Using spdep, I can apply global Moran's I for a single variable as:

moran.mc(data_lisa$var_a,
         listw = lw, 
         nsim = 999, 
         zero.policy = TRUE)

…and receive all the expected results.

So I'm looking for help in how to programmatically apply this function across all of my variables.

The result of moran.mc is a list object which I suspect is where I'm encountering the greatest issues, as I don't have much experience interacting with lists.

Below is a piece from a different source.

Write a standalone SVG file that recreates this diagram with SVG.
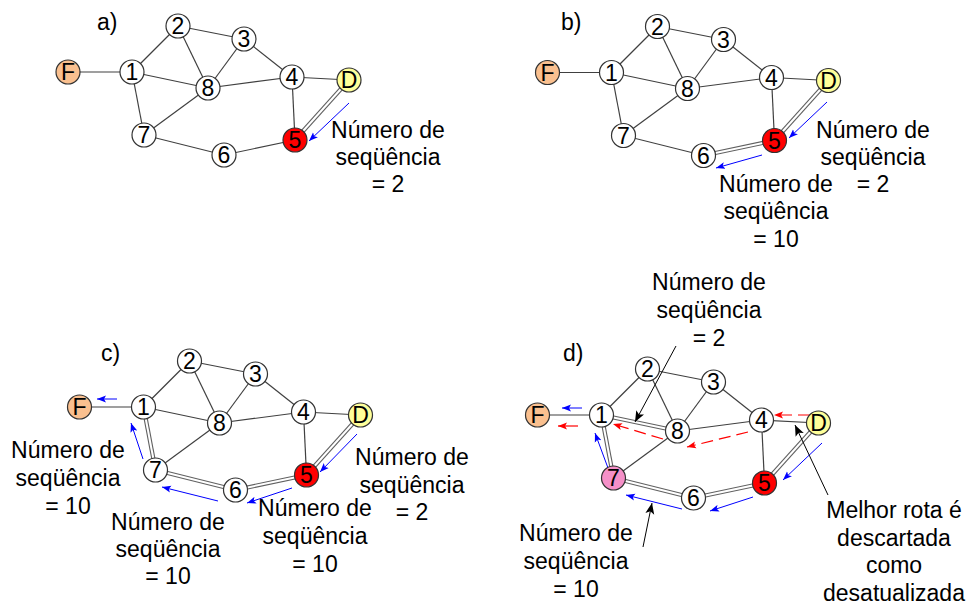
<svg xmlns="http://www.w3.org/2000/svg" width="972" height="607" viewBox="0 0 972 607">
<style>
.e{stroke:#404040;stroke-width:1.2;fill:none}
.d1{stroke:#606060;stroke-width:4.2;fill:none}
.d2{stroke:#fff;stroke-width:2;fill:none}
.n circle{fill:#fff;stroke:#333;stroke-width:1.2}
.n text{font-family:"Liberation Sans",Arial,sans-serif;font-size:23px;text-anchor:middle;fill:#000}
.f circle{fill:#FAC08F}
.dn circle{fill:#FFFF99}
.r circle{fill:#FF0000}
.p circle{fill:#F590C8}
.t{font-family:"Liberation Sans",Arial,sans-serif;font-size:23px;text-anchor:middle;fill:#000}
.lb{font-family:"Liberation Sans",Arial,sans-serif;font-size:23px;fill:#000}
.ab{stroke:#0000FF;stroke-width:1;fill:none;marker-end:url(#mb)}
.ar{stroke:#FF0000;stroke-width:1.2;fill:none;marker-end:url(#mr)}
.ard{stroke:#FF0000;stroke-width:1.2;fill:none;stroke-dasharray:12 6;marker-end:url(#mr)}
.ak{stroke:#000;stroke-width:1;fill:none;marker-end:url(#mk)}
</style>
<defs>
<marker id="mb" markerUnits="userSpaceOnUse" markerWidth="10" markerHeight="8" refX="9" refY="4" orient="auto"><path d="M0,0.5 L9,4 L0,7.5 L2,4 Z" fill="#0000FF"/></marker>
<marker id="mr" markerUnits="userSpaceOnUse" markerWidth="10" markerHeight="8" refX="9" refY="4" orient="auto"><path d="M0,0.5 L9,4 L0,7.5 L2,4 Z" fill="#FF0000"/></marker>
<marker id="mk" markerUnits="userSpaceOnUse" markerWidth="12" markerHeight="10" refX="11" refY="5" orient="auto"><path d="M0,0.5 L11,5 L0,9.5 L2.5,5 Z" fill="#000"/></marker>
</defs>
<rect width="972" height="607" fill="#fff"/>

<g id="connectors">
 <g id="edges-a">
  <line class="e" x1="68" y1="72" x2="132" y2="72"/>
  <line class="e" x1="132" y1="72" x2="178" y2="26"/>
  <line class="e" x1="132" y1="72" x2="208" y2="88"/>
  <line class="e" x1="132" y1="72" x2="144" y2="135"/>
  <line class="e" x1="178" y1="26" x2="244" y2="39"/>
  <line class="e" x1="178" y1="26" x2="208" y2="88"/>
  <line class="e" x1="244" y1="39" x2="208" y2="88"/>
  <line class="e" x1="244" y1="39" x2="292" y2="77"/>
  <line class="e" x1="292" y1="77" x2="208" y2="88"/>
  <line class="e" x1="292" y1="77" x2="349" y2="80"/>
  <line class="e" x1="292" y1="77" x2="295" y2="140"/>
  <line class="e" x1="208" y1="88" x2="144" y2="135"/>
  <line class="e" x1="144" y1="135" x2="224" y2="155"/>
  <line class="e" x1="224" y1="155" x2="295" y2="140"/>
  <line class="d1" x1="349" y1="80" x2="295" y2="140"/><line class="d2" x1="349" y1="80" x2="295" y2="140"/>
 </g>
 <g id="edges-b" transform="translate(479.5,0.5)">
  <line class="e" x1="68" y1="72" x2="132" y2="72"/>
  <line class="e" x1="132" y1="72" x2="178" y2="26"/>
  <line class="e" x1="132" y1="72" x2="208" y2="88"/>
  <line class="e" x1="132" y1="72" x2="144" y2="135"/>
  <line class="e" x1="178" y1="26" x2="244" y2="39"/>
  <line class="e" x1="178" y1="26" x2="208" y2="88"/>
  <line class="e" x1="244" y1="39" x2="208" y2="88"/>
  <line class="e" x1="244" y1="39" x2="292" y2="77"/>
  <line class="e" x1="292" y1="77" x2="208" y2="88"/>
  <line class="e" x1="292" y1="77" x2="349" y2="80"/>
  <line class="e" x1="292" y1="77" x2="295" y2="140"/>
  <line class="e" x1="208" y1="88" x2="144" y2="135"/>
  <line class="e" x1="144" y1="135" x2="224" y2="155"/>
  <line class="d1" x1="224" y1="155" x2="295" y2="140"/><line class="d2" x1="224" y1="155" x2="295" y2="140"/>
  <line class="d1" x1="349" y1="80" x2="295" y2="140"/><line class="d2" x1="349" y1="80" x2="295" y2="140"/>
 </g>
 <g id="edges-c" transform="translate(11.5,335)">
  <line class="e" x1="68" y1="72" x2="132" y2="72"/>
  <line class="e" x1="132" y1="72" x2="178" y2="26"/>
  <line class="e" x1="132" y1="72" x2="208" y2="88"/>
  <line class="d1" x1="132" y1="72" x2="144" y2="135"/><line class="d2" x1="132" y1="72" x2="144" y2="135"/>
  <line class="e" x1="178" y1="26" x2="244" y2="39"/>
  <line class="e" x1="178" y1="26" x2="208" y2="88"/>
  <line class="e" x1="244" y1="39" x2="208" y2="88"/>
  <line class="e" x1="244" y1="39" x2="292" y2="77"/>
  <line class="e" x1="292" y1="77" x2="208" y2="88"/>
  <line class="e" x1="292" y1="77" x2="349" y2="80"/>
  <line class="e" x1="292" y1="77" x2="295" y2="140"/>
  <line class="e" x1="208" y1="88" x2="144" y2="135"/>
  <line class="d1" x1="144" y1="135" x2="224" y2="155"/><line class="d2" x1="144" y1="135" x2="224" y2="155"/>
  <line class="d1" x1="224" y1="155" x2="295" y2="140"/><line class="d2" x1="224" y1="155" x2="295" y2="140"/>
  <line class="d1" x1="349" y1="80" x2="295" y2="140"/><line class="d2" x1="349" y1="80" x2="295" y2="140"/>
 </g>
 <g id="edges-d" transform="translate(469.5,343)">
  <line class="e" x1="68" y1="72" x2="132" y2="72"/>
  <line class="e" x1="132" y1="72" x2="178" y2="26"/>
  <line class="d1" x1="132" y1="72" x2="208" y2="88"/><line class="d2" x1="132" y1="72" x2="208" y2="88"/>
  <line class="d1" x1="132" y1="72" x2="144" y2="135"/><line class="d2" x1="132" y1="72" x2="144" y2="135"/>
  <line class="e" x1="178" y1="26" x2="244" y2="39"/>
  <line class="e" x1="178" y1="26" x2="208" y2="88"/>
  <line class="e" x1="244" y1="39" x2="208" y2="88"/>
  <line class="e" x1="244" y1="39" x2="292" y2="77"/>
  <line class="e" x1="292" y1="77" x2="208" y2="88"/>
  <line class="e" x1="292" y1="77" x2="349" y2="80"/>
  <line class="e" x1="292" y1="77" x2="295" y2="140"/>
  <line class="e" x1="208" y1="88" x2="144" y2="135"/>
  <line class="d1" x1="144" y1="135" x2="224" y2="155"/><line class="d2" x1="144" y1="135" x2="224" y2="155"/>
  <line class="d1" x1="224" y1="155" x2="295" y2="140"/><line class="d2" x1="224" y1="155" x2="295" y2="140"/>
  <line class="d1" x1="349" y1="80" x2="295" y2="140"/><line class="d2" x1="349" y1="80" x2="295" y2="140"/>
 </g>
 <g id="flow-arrows">
  <line class="ab" x1="349" y1="103" x2="309" y2="141"/>
  <line class="ab" x1="827" y1="102" x2="789" y2="138"/>
  <line class="ab" x1="762" y1="155" x2="716" y2="168"/>
  <line class="ab" x1="117" y1="399" x2="97" y2="399"/>
  <line class="ab" x1="143" y1="459" x2="131" y2="423"/>
  <line class="ab" x1="218" y1="501" x2="162" y2="487"/>
  <line class="ab" x1="292" y1="488" x2="247" y2="503"/>
  <line class="ab" x1="357" y1="434" x2="320" y2="472"/>
  <line class="ab" x1="582" y1="408" x2="562" y2="408"/>
  <line class="ab" x1="608" y1="468" x2="595" y2="433"/>
  <line class="ab" x1="682" y1="509" x2="626" y2="495"/>
  <line class="ab" x1="753" y1="497" x2="710" y2="511"/>
  <line class="ab" x1="822" y1="443" x2="783" y2="480"/>
  <line class="ar" x1="578" y1="426" x2="558" y2="426"/>
  <line class="ard" x1="663" y1="439" x2="613" y2="424"/>
  <line class="ard" x1="748" y1="432" x2="687" y2="447"/>
  <line class="ard" x1="810" y1="415" x2="774" y2="415"/>
 </g>
</g>

<g id="panel-a">
 <g id="a-F" class="n f"><circle cx="68" cy="72" r="12"/><text x="68" y="80.2">F</text></g>
 <g id="a-1" class="n"><circle cx="132" cy="72" r="12"/><text x="132" y="80.2">1</text></g>
 <g id="a-2" class="n"><circle cx="178" cy="26" r="12"/><text x="178" y="34.2">2</text></g>
 <g id="a-3" class="n"><circle cx="244" cy="39" r="12"/><text x="244" y="47.2">3</text></g>
 <g id="a-8" class="n"><circle cx="208" cy="88" r="12"/><text x="208" y="96.2">8</text></g>
 <g id="a-4" class="n"><circle cx="292" cy="77" r="12"/><text x="292" y="85.2">4</text></g>
 <g id="a-D" class="n dn"><circle cx="349" cy="80" r="12"/><text x="349" y="88.2">D</text></g>
 <g id="a-7" class="n"><circle cx="144" cy="135" r="12"/><text x="144" y="143.2">7</text></g>
 <g id="a-6" class="n"><circle cx="224" cy="155" r="12"/><text x="224" y="163.2">6</text></g>
 <g id="a-5" class="n r"><circle cx="295" cy="140" r="12"/><text x="295" y="148.2">5</text></g>
</g>
<g id="panel-b" transform="translate(479.5,0.5)">
 <g id="b-F" class="n f"><circle cx="68" cy="72" r="12"/><text x="68" y="80.2">F</text></g>
 <g id="b-1" class="n"><circle cx="132" cy="72" r="12"/><text x="132" y="80.2">1</text></g>
 <g id="b-2" class="n"><circle cx="178" cy="26" r="12"/><text x="178" y="34.2">2</text></g>
 <g id="b-3" class="n"><circle cx="244" cy="39" r="12"/><text x="244" y="47.2">3</text></g>
 <g id="b-8" class="n"><circle cx="208" cy="88" r="12"/><text x="208" y="96.2">8</text></g>
 <g id="b-4" class="n"><circle cx="292" cy="77" r="12"/><text x="292" y="85.2">4</text></g>
 <g id="b-D" class="n dn"><circle cx="349" cy="80" r="12"/><text x="349" y="88.2">D</text></g>
 <g id="b-7" class="n"><circle cx="144" cy="135" r="12"/><text x="144" y="143.2">7</text></g>
 <g id="b-6" class="n"><circle cx="224" cy="155" r="12"/><text x="224" y="163.2">6</text></g>
 <g id="b-5" class="n r"><circle cx="295" cy="140" r="12"/><text x="295" y="148.2">5</text></g>
</g>
<g id="panel-c" transform="translate(11.5,335)">
 <g id="c-F" class="n f"><circle cx="68" cy="72" r="12"/><text x="68" y="80.2">F</text></g>
 <g id="c-1" class="n"><circle cx="132" cy="72" r="12"/><text x="132" y="80.2">1</text></g>
 <g id="c-2" class="n"><circle cx="178" cy="26" r="12"/><text x="178" y="34.2">2</text></g>
 <g id="c-3" class="n"><circle cx="244" cy="39" r="12"/><text x="244" y="47.2">3</text></g>
 <g id="c-8" class="n"><circle cx="208" cy="88" r="12"/><text x="208" y="96.2">8</text></g>
 <g id="c-4" class="n"><circle cx="292" cy="77" r="12"/><text x="292" y="85.2">4</text></g>
 <g id="c-D" class="n dn"><circle cx="349" cy="80" r="12"/><text x="349" y="88.2">D</text></g>
 <g id="c-7" class="n"><circle cx="144" cy="135" r="12"/><text x="144" y="143.2">7</text></g>
 <g id="c-6" class="n"><circle cx="224" cy="155" r="12"/><text x="224" y="163.2">6</text></g>
 <g id="c-5" class="n r"><circle cx="295" cy="140" r="12"/><text x="295" y="148.2">5</text></g>
</g>
<g id="panel-d" transform="translate(469.5,343)">
 <g id="d-F" class="n f"><circle cx="68" cy="72" r="12"/><text x="68" y="80.2">F</text></g>
 <g id="d-1" class="n"><circle cx="132" cy="72" r="12"/><text x="132" y="80.2">1</text></g>
 <g id="d-2" class="n"><circle cx="178" cy="26" r="12"/><text x="178" y="34.2">2</text></g>
 <g id="d-3" class="n"><circle cx="244" cy="39" r="12"/><text x="244" y="47.2">3</text></g>
 <g id="d-8" class="n"><circle cx="208" cy="88" r="12"/><text x="208" y="96.2">8</text></g>
 <g id="d-4" class="n"><circle cx="292" cy="77" r="12"/><text x="292" y="85.2">4</text></g>
 <g id="d-D" class="n dn"><circle cx="349" cy="80" r="12"/><text x="349" y="88.2">D</text></g>
 <g id="d-7" class="n p"><circle cx="144" cy="135" r="12"/><text x="144" y="143.2">7</text></g>
 <g id="d-6" class="n"><circle cx="224" cy="155" r="12"/><text x="224" y="163.2">6</text></g>
 <g id="d-5" class="n r"><circle cx="295" cy="140" r="12"/><text x="295" y="148.2">5</text></g>
</g>

<g id="callouts">
 <line class="ak" x1="676" y1="346" x2="635" y2="422"/>
 <line class="ak" x1="643" y1="547" x2="652" y2="503"/>
 <line class="ak" x1="828" y1="495" x2="795" y2="425"/>
</g>

<g id="labels">
 <text class="lb" x="97" y="30">a)</text>
 <text class="lb" x="561" y="30">b)</text>
 <text class="lb" x="101" y="361">c)</text>
 <text class="lb" x="563" y="361">d)</text>

 <text class="t" x="388"><tspan x="388" y="138">Número de</tspan><tspan x="388" y="165">seqüência</tspan><tspan x="388" y="192">= 2</tspan></text>
 <text class="t" x="873"><tspan x="873" y="138">Número de</tspan><tspan x="873" y="165">seqüência</tspan><tspan x="873" y="192">= 2</tspan></text>
 <text class="t" x="776"><tspan x="776" y="192">Número de</tspan><tspan x="776" y="219">seqüência</tspan><tspan x="776" y="247">= 10</tspan></text>
 <text class="t" x="68"><tspan x="68" y="458">Número de</tspan><tspan x="68" y="486">seqüência</tspan><tspan x="68" y="514">= 10</tspan></text>
 <text class="t" x="168"><tspan x="168" y="530">Número de</tspan><tspan x="168" y="557">seqüência</tspan><tspan x="168" y="584">= 10</tspan></text>
 <text class="t" x="315"><tspan x="315" y="516">Número de</tspan><tspan x="315" y="544">seqüência</tspan><tspan x="315" y="572">= 10</tspan></text>
 <text class="t" x="412"><tspan x="412" y="465">Número de</tspan><tspan x="412" y="493">seqüência</tspan><tspan x="412" y="520">= 2</tspan></text>
 <text class="t" x="709"><tspan x="709" y="290">Número de</tspan><tspan x="709" y="318">seqüência</tspan><tspan x="709" y="346">= 2</tspan></text>
 <text class="t" x="576"><tspan x="576" y="541">Número de</tspan><tspan x="576" y="569">seqüência</tspan><tspan x="576" y="597">= 10</tspan></text>
 <text class="t" x="894"><tspan x="894" y="518">Melhor rota é</tspan><tspan x="894" y="546">descartada</tspan><tspan x="894" y="573">como</tspan><tspan x="894" y="601">desatualizada</tspan></text>
</g>
</svg>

Ideally the output would look something like this.

variable moran_stat pval
var_a 0.064 0.042
var_b 0.322 0.001
var_c 0.183 0.001

How can I do this?

Best Answer

Make a vector of your variable names either by subsetting the column names or programmatically, eg:

vars = names(data_lisa)[2:5]
vars = paste0("var_",letters[1:4])

For an example, I'm using the COL.OLD data you get from ?moran.mc and this set of variables:

vars = c("AREA_PL","PERIMETER","CRIME","POLYID")

then repeat using lapply over the variable names, and give the returned list the names of the vars:

> mcs = lapply(vars, function(v){moran.mc(COL.OLD[[v]], listw=colw, nsim=10)})
> names(mcs) = vars

Then extract the statistic and p-value, making a data frame with the correct names:

> stats = data.frame(
     lapply(names(mcs), 
         function(nm){
            m=mcs[[nm]]
            setNames(
               list(
                  stat=m$statistic,
                  p=m$p.value
                  ),
                  paste0(nm,c("_s","_p"))
             )
          }
        )
   )

Which produces:

> stats
          AREA_PL_s  AREA_PL_p PERIMETER_s PERIMETER_p   CRIME_s    CRIME_p
statistic 0.1404648 0.09090909   0.1741305  0.09090909 0.5109513 0.09090909
           POLYID_s   POLYID_p
statistic 0.8701314 0.09090909

I don't get how you want the output to be a table, since you only get one statistic per column, and not by id as implied in your sample table output. This is a global statistic.

Note this only uses base R packages (plus spdep) so should work in any R installation.